Adds Collier: "We weren't going to try to be all things to all people. We were going to go for distinction, and we were going to build a product of distinction. ... It was about taking risks that other creators could see."

As AMC's marketing department set about promoting Mad Men, they found themselves tasked with selling a piece of content the likes of which they had never seen before.

"We all recognized we had something so incredibly special, really just this magnificent piece of art," says Linda Schupack, AMC's executive vice president of marketing. "Our desire to get into original programming was to do programming with distinction, and Mad Men certainly delivered on that. We knew that we had something that would set us apart, that an audience would respond to.

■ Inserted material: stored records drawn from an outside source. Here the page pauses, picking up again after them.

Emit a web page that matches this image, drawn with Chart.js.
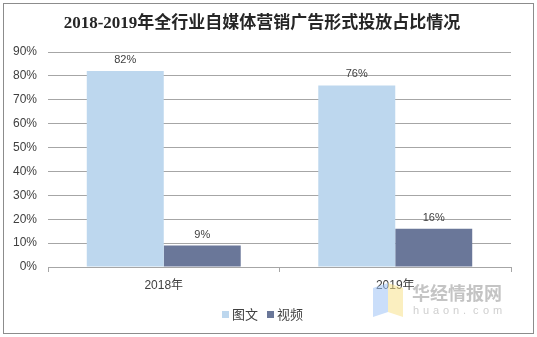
<!DOCTYPE html>
<html>
<head>
<meta charset="utf-8">
<script src="https://cdn.jsdelivr.net/npm/chart.js@4"></script>
<style>
html,body{margin:0;padding:0;background:#fff;}
#wrap{width:537px;height:337px;position:relative;}
</style>
</head>
<body>
<div id="wrap"><canvas id="c" width="537" height="337"></canvas></div>
<script>
const titleText = '2018-2019年全行业自媒体营销广告形式投放占比情况';
const categories = ['2018年', '2019年'];
const seriesNames = ['图文', '视频'];
const imageText = [82, 76];
const video = [9, 16];
const yTickLabels = ['0%', '10%', '20%', '30%', '40%', '50%', '60%', '70%', '80%', '90%'];
const colors = ['#BDD7EE', '#6A7799'];

const CJK = "'Noto Sans CJK SC'";
const tickFont = {family: "'Liberation Sans', " + CJK, size: 12};

const bgPlugin = {
  id: 'bg',
  beforeDraw(chart) {
    const ctx = chart.ctx;
    ctx.save();
    ctx.fillStyle = '#fff';
    ctx.fillRect(0, 0, chart.width, chart.height);
    ctx.restore();
  },
  afterDraw(chart) {
    const ctx = chart.ctx;
    ctx.save();
    // border
    ctx.strokeStyle = '#8c8c8c';
    ctx.lineWidth = 1;
    ctx.strokeRect(3.5, 3.5, 530, 330);
    // title
    ctx.fillStyle = '#262626';
    ctx.font = "bold 17px 'Liberation Serif', " + CJK;
    ctx.textAlign = 'center';
    ctx.textBaseline = 'middle';
    ctx.fillText(titleText, 262, 24);
    // data labels
    ctx.font = "11px 'Liberation Sans', " + CJK;
    ctx.fillStyle = '#404040';
    ctx.textBaseline = 'alphabetic';
    chart.data.datasets.forEach((ds, di) => {
      const meta = chart.getDatasetMeta(di);
      meta.data.forEach((bar, i) => {
        ctx.fillText(ds.data[i] + '%', bar.x, bar.y - 8);
      });
    });
    // legend
    ctx.font = "13px " + CJK + ", 'Liberation Sans'";
    ctx.textAlign = 'left';
    ctx.textBaseline = 'middle';
    const ly = 314;
    let lx = 222;
    chart.data.datasets.forEach((ds) => {
      ctx.fillStyle = ds.backgroundColor;
      ctx.fillRect(lx, ly - 3, 7, 7);
      ctx.fillStyle = '#404040';
      ctx.fillText(ds.label, lx + 10, ly);
      lx += 10 + ctx.measureText(ds.label).width + 9;
    });
    // watermark
    ctx.globalAlpha = 0.55;
    ctx.fillStyle = '#9ec3f5';
    ctx.beginPath();
    ctx.moveTo(373, 288); ctx.lineTo(388, 283); ctx.lineTo(388, 312); ctx.lineTo(373, 317); ctx.closePath(); ctx.fill();
    ctx.fillStyle = '#f7e28c';
    ctx.beginPath();
    ctx.moveTo(388, 283); ctx.lineTo(403, 288); ctx.lineTo(403, 317); ctx.lineTo(388, 312); ctx.closePath(); ctx.fill();
    ctx.globalAlpha = 1;
    ctx.fillStyle = '#c4c4c4';
    ctx.font = "bold 18px " + CJK;
    ctx.textAlign = 'left';
    ctx.fillText('华经情报网', 412, 293);
    ctx.font = "11px 'Liberation Sans'";
    ctx.fillStyle = '#cfcfcf';
    let hx = 413;
    for (const ch of 'huaon.com') { ctx.fillText(ch, hx, 311); hx += 10; }
    ctx.restore();
  }
};

new Chart(document.getElementById('c'), {
  type: 'bar',
  data: {
    labels: categories,
    datasets: [
      {label: seriesNames[0], data: imageText, backgroundColor: colors[0]},
      {label: seriesNames[1], data: video, backgroundColor: colors[1]}
    ]
  },
  options: {
    responsive: false,
    animation: false,
    devicePixelRatio: 1,
    layout: {padding: {left: 4, right: 26, top: 52, bottom: 40}},
    plugins: {legend: {display: false}, title: {display: false}, tooltip: {enabled: false}},
    datasets: {bar: {categoryPercentage: 0.665, barPercentage: 1.0}},
    scales: {
      x: {
        offset: true,
        grid: {display: true, drawOnChartArea: false, drawTicks: true, tickLength: 5, color: '#a6a6a6', offset: true},
        border: {display: true, color: '#a6a6a6'},
        ticks: {color: '#404040', font: tickFont, padding: 6},
        afterFit(s) { s.height = 30; }
      },
      y: {
        min: 0, max: 90,
        ticks: {stepSize: 10, color: '#404040', font: tickFont, padding: 11,
          callback: (v) => yTickLabels[Math.round(v / 10)]},
        grid: {color: '#a6a6a6', drawTicks: false},
        border: {display: false},
        afterFit(s) { s.width = 44; }
      }
    }
  },
  plugins: [bgPlugin]
});
</script>
</body>
</html>
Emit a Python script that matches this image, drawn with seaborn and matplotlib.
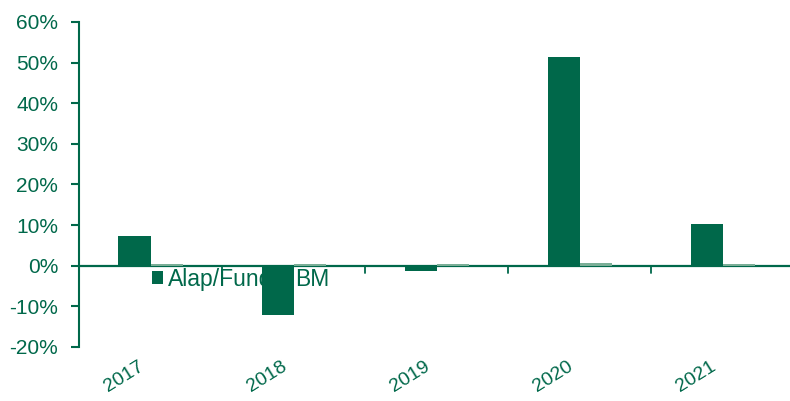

On a personal level, I just felt very privileged to be working on it."

Though it was a slow build in the ratings, to say the least, Mad Men immediately attracted the attention of critics, advertisers and, yes, other creators - including Breaking Bad's Vince Gilligan. (It also became the first dramatic cable series to win the Emmy for best show, which it did in 2008 — and '09, '10 and '11.) While Mad Men was in development, AMC was in the process of acquiring its next pet project, Breaking Bad.

"Our programming folks sent Vince Gilligan Mad Men and said, 'Look, this hasn't aired yet, but take a look at what we're doing,'" Collier recalls. "It really became a calling card for the type of risks we would take over the next decade."

Breaking Bad premiered six months after Mad Men, in January 2008, and the attention that was beginning to be paid to this grittier, darker type of television programming also fostered an environment of "healthy competition" between Gilligan and Mad Men creator Matthew Weiner, according to Carroll. Both are now widely considered to be two of the best television shows of all time.

"[Mad Men] certainly redefined, over time, AMC's place in the world. It hung a sign up that said, 'If you have a great idea for original shows, you should talk to AMC,'" Collier says.

The two tentpole series certainly cemented the network as a leader in prestige programming. But they also changed the broader television landscape as well, unleashing a wave of similar risk-taking programming on cable. The shows that followed can be traced all the way to today's standout (and award-winning) programming like American Crime Story and The Americanson FX, not to mention the countless high-quality options on streaming services that didn't exist 10 years ago, like Hulu's The Handmaid's Tale, Amazon's Transparent, Netflix's Orange Is the New Black and House of Cards, and so on. The grandfather of Prestige TV, HBO, is of course still producing prestige programming including Big Little Lies, The Night Of and Game of Thrones.

And in recent years, broadcast networks have also been trying to get in on the prestige TV game with minimal success. ABC's anthology series American Crime, which was canceled after three seasons, was hailed by critics even as it failed to draw viewers, and Fox's even shorter-lived Gracepoint, an Americanized adaptation of the BBC's critically-acclaimed Broadchurch, was unable to connect as well.

As television viewership has declined, thanks to streaming and a saturation of content, AMC's indifference to ratings has also proved prescient. Netflix doesn't release ratings data, and with few exceptions, shows are considered successful even with a fraction of the viewers that used to tune in a decade ago. At the same time, AMC's Field of Dreams-inspired ratings philosophy has paid off. Ten years after the premiere of Mad Men, AMC is home to the most-watched series on basic cable, The Walking Dead.

"The Walking Dead wouldn't exist if you hadn't built a platform of having an audience come for scripted shows, and having the prestige advertisers that came with those shows," Wayne says.

It's a testament to the rapidity of change that Mad Men -- which premiered 10 years ago this week — was seen as taboo in the television world into which it was born, even as it set a benchmark of quality for other shows to aspire to. Characteristics that were once considered risky — shorter seasons, slower narrative paces, and a more subtle sense of drama — are, for the most part, now requirements for any show that's going to set itself apart.